Now 103 years later, having been served by 13 ministers and thousands of people, Saint Ronans seeks to carry on its long tradition and be a church of the 21st century.
St Ronan’s has a history…
Maybe you didn’t know but Saint Ronans 50th jubilee history The Story of St Ronan’s was compiled in 1953 by various members of the congregation at that time, but principally by the then minister the Rev J Russell Shaw. A very few of us have a hard copy.
Fifty years on, Saint Ronans centennial history 100 years of St Ronan’s in Eastbourne was compiled and edited in 2003 by Anne Manchester. Malcolm Burdan was a driving force behind this centennial project, assisting with layout and sourcing many of the photographs. The first section of this document reproduces the 50th jubilee history in facsimile form, with the whole 84-page document providing an easily accessible and fascinating glimpse into, and summary of, some of the main events in our first 100 years, and the people who helped shape them. A few more of us have a hard copy.

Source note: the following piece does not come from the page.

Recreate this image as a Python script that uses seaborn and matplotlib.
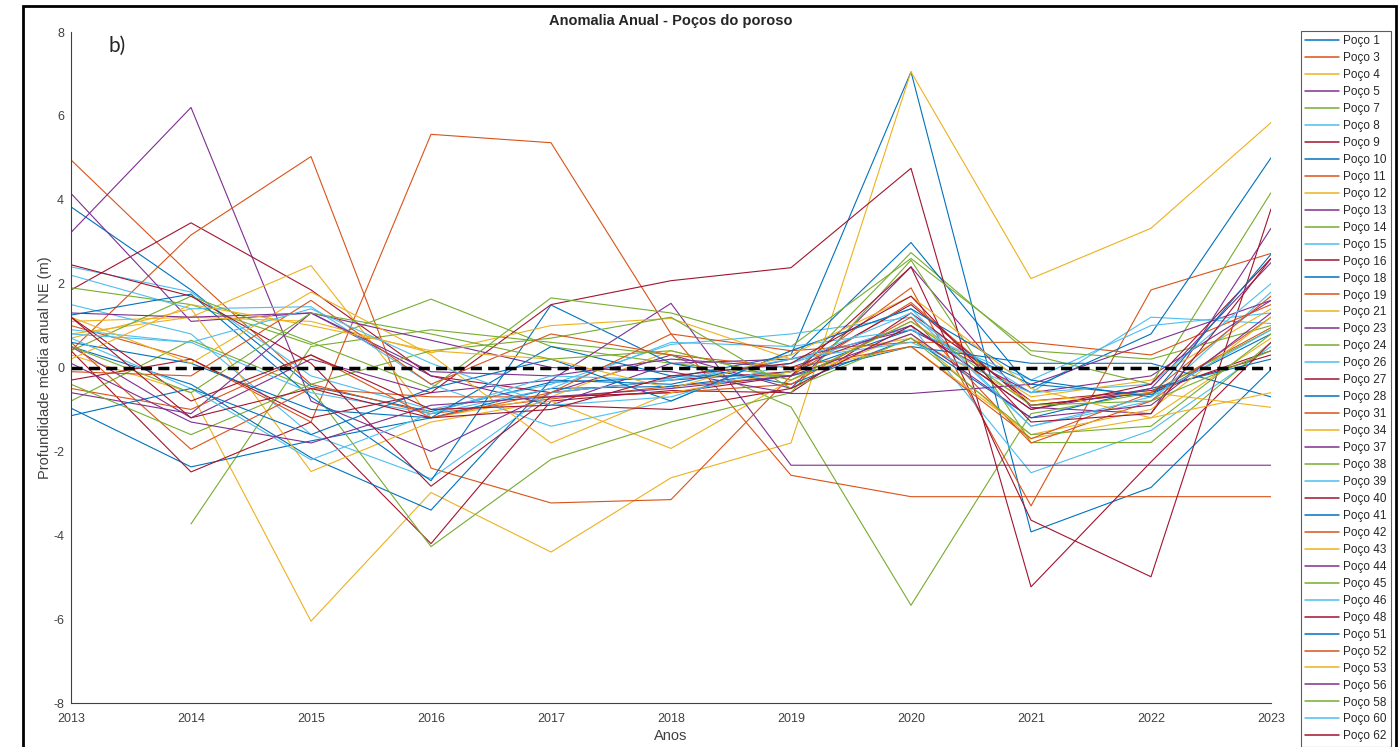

Thanks to the work of a friend at Wellington City Libraries, everyone in the world now has their own copy of Saint Ronans histories. You may enjoy leafing through these.
1953: https://wellington.recollect.co.nz/nodes/view/4884
2003: https://wellington.recollect.co.nz/nodes/view/5054
Word search: If you are a historian, you may appreciate the ability to do a word search on the OCR (optical character recognition) text of these e-documents.

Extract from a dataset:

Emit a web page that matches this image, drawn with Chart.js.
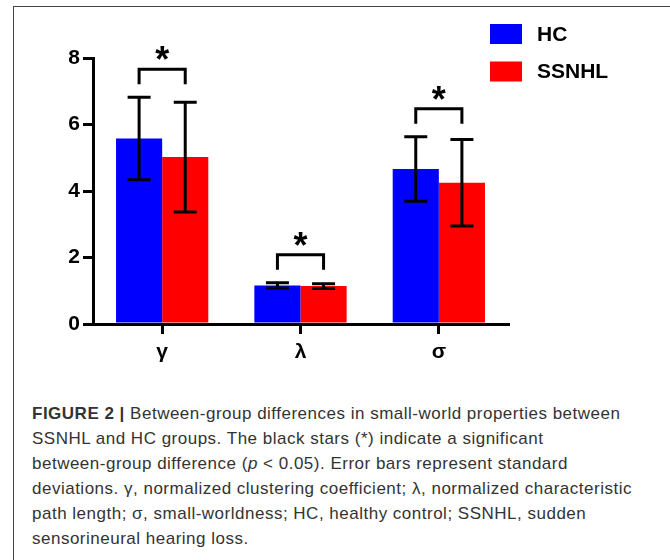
<!DOCTYPE html>
<html>
<head>
<meta charset="utf-8">
<script src="https://cdn.jsdelivr.net/npm/chart.js@4/dist/chart.umd.min.js"></script>
<style>
  body { margin: 0; background: #fff; }
  #page { position: relative; width: 670px; height: 560px; overflow: hidden; }
  #frame { position: absolute; left: 13px; top: 6px; width: 700px; height: 600px;
           border-left: 1px solid #444; border-top: 1px solid #444; }
  #plot { position: absolute; left: 0; top: 0; }
  #caption { position: absolute; left: 32px; top: 401px; font-family: 'Liberation Sans', Arial, sans-serif;
             font-size: 17px; line-height: 25px; letter-spacing: 0.5px; color: #333; white-space: nowrap; }
</style>
</head>
<body>
<div id="page">
  <div id="frame"></div>
  <canvas id="plot" width="670" height="380"></canvas>
  <div id="caption">
    <b>FIGURE 2 |</b> Between-group differences in small-world properties between<br>
    SSNHL and HC groups. The black stars (*) indicate a significant<br>
    between-group difference (<i>p</i> &lt; 0.05). Error bars represent standard<br>
    deviations. &gamma;, normalized clustering coefficient; &lambda;, normalized characteristic<br>
    path length; &sigma;, small-worldness; HC, healthy control; SSNHL, sudden<br>
    sensorineural hearing loss.
  </div>
</div>
<script>
// values
var categories = ['γ', 'λ', 'σ'];
var hcMean = [5.58, 1.16, 4.66];
var hcSd = [1.24, 0.08, 0.97];
var ssnhlMean = [5.02, 1.14, 4.25];
var ssnhlSd = [1.65, 0.07, 1.30];
var significant = [true, true, true];

var FONT = "'Liberation Sans', Arial, sans-serif";

// error bars + significance brackets
var errorBars = {
    id: 'errorBars',
    afterDatasetsDraw: function (chart) {
        var ctx = chart.ctx;
        var y = chart.scales.y;
        var tops = [];
        ctx.save();
        ctx.strokeStyle = '#000';
        ctx.lineWidth = 3;
        chart.data.datasets.forEach(function (ds, i) {
            chart.getDatasetMeta(i).data.forEach(function (bar, j) {
                var hi = y.getPixelForValue(ds.data[j] + ds.sd[j]);
                var lo = y.getPixelForValue(ds.data[j] - ds.sd[j]);
                tops[j] = tops[j] === undefined ? hi : Math.min(tops[j], hi);
                ctx.beginPath();
                ctx.moveTo(bar.x, hi); ctx.lineTo(bar.x, lo);
                ctx.moveTo(bar.x - 11.5, hi); ctx.lineTo(bar.x + 11.5, hi);
                ctx.moveTo(bar.x - 11.5, lo); ctx.lineTo(bar.x + 11.5, lo);
                ctx.stroke();
            });
        });
        var a = chart.getDatasetMeta(0).data;
        var b = chart.getDatasetMeta(1).data;
        significant.forEach(function (sig, j) {
            if (!sig) return;
            var legBottom = tops[j] - 13;
            var top = legBottom - 15;
            ctx.beginPath();
            ctx.moveTo(a[j].x, legBottom);
            ctx.lineTo(a[j].x, top);
            ctx.lineTo(b[j].x, top);
            ctx.lineTo(b[j].x, legBottom);
            ctx.stroke();
            ctx.fillStyle = '#000';
            ctx.font = 'bold 36px ' + FONT;
            ctx.textAlign = 'center';
            ctx.textBaseline = 'alphabetic';
            ctx.fillText('*', (a[j].x + b[j].x) / 2, top + 3);
        });
        ctx.restore();
    }
};

// legend in the top right corner
var cornerLegend = {
    id: 'cornerLegend',
    afterDraw: function (chart) {
        var ctx = chart.ctx;
        ctx.save();
        chart.data.datasets.forEach(function (ds, i) {
            var y0 = 24 + i * 37.5;
            ctx.fillStyle = ds.backgroundColor;
            ctx.fillRect(490, y0, 32, 20);
            ctx.fillStyle = '#000';
            ctx.font = 'bold 21px ' + FONT;
            ctx.textAlign = 'left';
            ctx.textBaseline = 'middle';
            ctx.fillText(ds.label, 537, y0 + 11);
        });
        ctx.restore();
    }
};

new Chart(document.getElementById('plot'), {
    type: 'bar',
    data: {
        labels: categories,
        datasets: [{
            label: 'HC',
            data: hcMean,
            sd: hcSd,
            backgroundColor: '#0000ff'
        }, {
            label: 'SSNHL',
            data: ssnhlMean,
            sd: ssnhlSd,
            backgroundColor: '#ff0000'
        }]
    },
    options: {
        responsive: false,
        animation: false,
        layout: { padding: { top: 58, right: 162, left: 0, bottom: 0 } },
        categoryPercentage: 0.667,
        barPercentage: 1,
        plugins: {
            legend: { display: false },
            tooltip: { enabled: false }
        },
        scales: {
            x: {
                offset: true,
                grid: { offset: false, drawOnChartArea: false, color: '#000', lineWidth: 3, tickLength: 10 },
                border: { color: '#000', width: 3 },
                ticks: { color: '#000', padding: 6, font: { family: FONT, size: 21, weight: 'bold' } },
                afterFit: function (s) { s.height = 56; }
            },
            y: {
                min: 0,
                max: 8,
                grid: { drawOnChartArea: false, color: '#000', lineWidth: 3, tickLength: 10 },
                border: { color: '#000', width: 3 },
                ticks: { stepSize: 2, color: '#000', padding: 3, font: { family: FONT, size: 21, weight: 'bold' } },
                afterFit: function (s) { s.width = 93; }
            }
        }
    },
    plugins: [errorBars, cornerLegend]
});
</script>
</body>
</html>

Here is an excerpt from the St Ronan's Church Anthology about the church history:
In celebration of Saint Ronan
The name of “Saint Ronan” may be traced to the Eastbourne pioneer period of 1890’s. As pioneers, Mrs and Dr Wallace McKenzie, a retired Wellington eye specialist, came to live in Brown Bay. He bought a large block of land in the area called Okiwi-iti, or Brown Bay, extending from the Post Office promontory to the present Titoki Street. The question of a church site arose and after consultations with Rev James Paterson, Dr Mckenzie donated the present site for a Presbyterian church.

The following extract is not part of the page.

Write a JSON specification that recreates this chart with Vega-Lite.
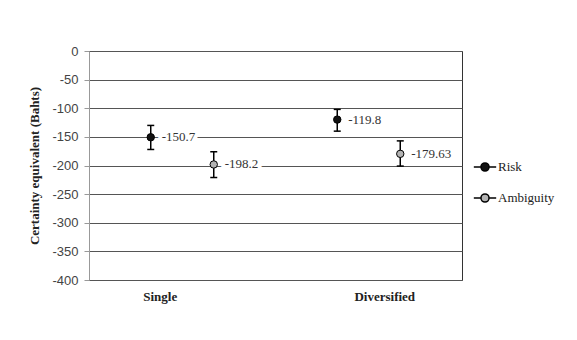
{
  "$schema": "https://vega.github.io/schema/vega-lite/v6.json",
  "width": 373,
  "height": 229,
  "autosize": "none",
  "padding": {"left": 89, "top": 51, "right": 115, "bottom": 60},
  "background": "white",
  "data": {
    "values": [
      {"group": "Single", "type": "Risk", "ce": -150.7, "lo": -172, "hi": -130, "label": "-150.7"},
      {"group": "Single", "type": "Ambiguity", "ce": -198.2, "lo": -221, "hi": -176, "label": "-198.2"},
      {"group": "Diversified", "type": "Risk", "ce": -119.8, "lo": -140, "hi": -102, "label": "-119.8"},
      {"group": "Diversified", "type": "Ambiguity", "ce": -179.63, "lo": -201, "hi": -157, "label": "-179.63"}
    ]
  },
  "encoding": {
    "x": {
      "field": "group", "type": "nominal", "sort": ["Single", "Diversified"],
      "scale": {"paddingInner": 0, "paddingOuter": 0},
      "axis": {"title": null, "domain": false, "ticks": false, "labelAngle": 0, "labelFont": "Liberation Serif", "labelFontWeight": "bold", "labelFontSize": 13, "labelColor": "#222", "labelPadding": 10, "grid": false, "labelOffset": {"expr": "datum.value === 'Single' ? -22 : 16"}}
    },
    "xOffset": {
      "field": "type", "type": "nominal", "sort": ["Risk", "Ambiguity"],
      "scale": {"paddingInner": 0, "paddingOuter": 0.48}
    }
  },
  "layer": [
    {
      "mark": {"type": "rule", "color": "black", "strokeWidth": 1.5},
      "encoding": {
        "y": {"field": "lo", "type": "quantitative", "title": "Certainty equivalent (Bahts)", "scale": {"domain": [-400, 0], "nice": false}, "axis": {"values": [0, -50, -100, -150, -200, -250, -300, -350, -400], "labelExpr": "'' + datum.value"}},
        "y2": {"field": "hi"}
      }
    },
    {
      "mark": {"type": "tick", "color": "black", "size": 7, "thickness": 1.5, "opacity": 1},
      "encoding": {"y": {"field": "lo", "type": "quantitative", "title": "Certainty equivalent (Bahts)", "axis": {"values": [0, -50, -100, -150, -200, -250, -300, -350, -400], "labelExpr": "'' + datum.value"}}}
    },
    {
      "mark": {"type": "tick", "color": "black", "size": 7, "thickness": 1.5, "opacity": 1},
      "encoding": {"y": {"field": "hi", "type": "quantitative", "title": "Certainty equivalent (Bahts)", "axis": {"values": [0, -50, -100, -150, -200, -250, -300, -350, -400], "labelExpr": "'' + datum.value"}}}
    },
    {
      "mark": {"type": "text", "align": "left", "baseline": "middle", "dx": 11, "font": "Liberation Serif", "fontSize": 13, "fill": "white", "stroke": "white", "strokeWidth": 8},
      "encoding": {"y": {"field": "ce", "type": "quantitative", "title": "Certainty equivalent (Bahts)", "axis": {"values": [0, -50, -100, -150, -200, -250, -300, -350, -400], "labelExpr": "'' + datum.value"}}, "text": {"field": "label"}}
    },
    {
      "mark": {"type": "text", "align": "left", "baseline": "middle", "dx": 11, "font": "Liberation Serif", "fontSize": 13, "color": "#333"},
      "encoding": {"y": {"field": "ce", "type": "quantitative", "title": "Certainty equivalent (Bahts)", "axis": {"values": [0, -50, -100, -150, -200, -250, -300, -350, -400], "labelExpr": "'' + datum.value"}}, "text": {"field": "label"}}
    },
    {
      "mark": {"type": "point", "filled": true, "size": 55, "stroke": "black", "strokeWidth": 1, "opacity": 1},
      "encoding": {
        "y": {"field": "ce", "type": "quantitative", "title": "Certainty equivalent (Bahts)", "axis": {"values": [0, -50, -100, -150, -200, -250, -300, -350, -400], "labelExpr": "'' + datum.value"}},
        "fill": {
          "field": "type", "type": "nominal",
          "scale": {"domain": ["Risk", "Ambiguity"], "range": ["#111111", "#b3b3b3"]},
          "legend": {
            "title": null, "orient": "none", "legendX": 384, "legendY": 104,
            "symbolType": "M-1,0L-0.36,0M0.36,0L1,0M-0.36,0A0.36,0.36,0,1,0,0.36,0A0.36,0.36,0,1,0,-0.36,0Z",
            "symbolSize": 500, "symbolStrokeColor": "black", "symbolStrokeWidth": 1.5,
            "labelFont": "Liberation Serif", "labelFontSize": 13, "labelColor": "#222", "labelOffset": 1, "rowPadding": 11
          }
        }
      }
    }
  ],
  "config": {
    "view": {"stroke": "#333", "strokeWidth": 1},
    "axisY": {
      "domainColor": "#999", "tickColor": "#999", "tickSize": 5, "labelFont": "Liberation Sans", "labelFontSize": 13, "labelColor": "#444", "labelPadding": 6,
      "gridColor": "#555", "gridWidth": 1, "titleFont": "Liberation Serif", "titleFontWeight": "bold", "titleFontSize": 13, "titleColor": "#222", "titlePadding": 10
    }
  }
}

Now Mrs McKenzie was a native of Innerleithen, Pebbles, Scotland. It is a safe deduction that when her husband gave a section of land to the Presbyterian Church, there was also expressed the wish that the church to be erected thereon be named “Saint Ronans” to perpetuate the tradition of the Scottish Border Country in which Mrs McKenzie once lived.
The origin of the name of Saint Ronan is that of a seventh century monk whose exploits of “Cleikin’ the De’il by the hint leg” and driving him out of Innerleithen, is preserved in the town’s “cleikum” ceremony and carried out by the Innerleithen school children. The ceremony incorporates the tradition arising from the deeds of Saint Ronan, a vigorous and enlightened saintly monk, whose work in the name of Christ is highly honoured in the Scottish Border Country. With a procession of “monks”, there is the designation of the oldest dux boy as Saint Ronan, the youngest is given a lantern to light the feet of “monks”, pigeons are released, Minister washes his hands in a bowl of healing water from Saint Ronans Well, dux girl ties ribbons on the monk’s staves, an evening parade with Saint Ronan leading his monks up the hill to a bonfire near the well, an effigy of the devil is burned and Saint Ronan declares ‘I cleik the hint leg of the de’il. We can walk into a higher light and live as good people.” Then to the sound of bag pipes everyone goes back to town. The cleikum ceremony begins and ends the annual summer Saint Ronan Games. It helps to remind everyone of the need to uphold a sense of goodness by which to live.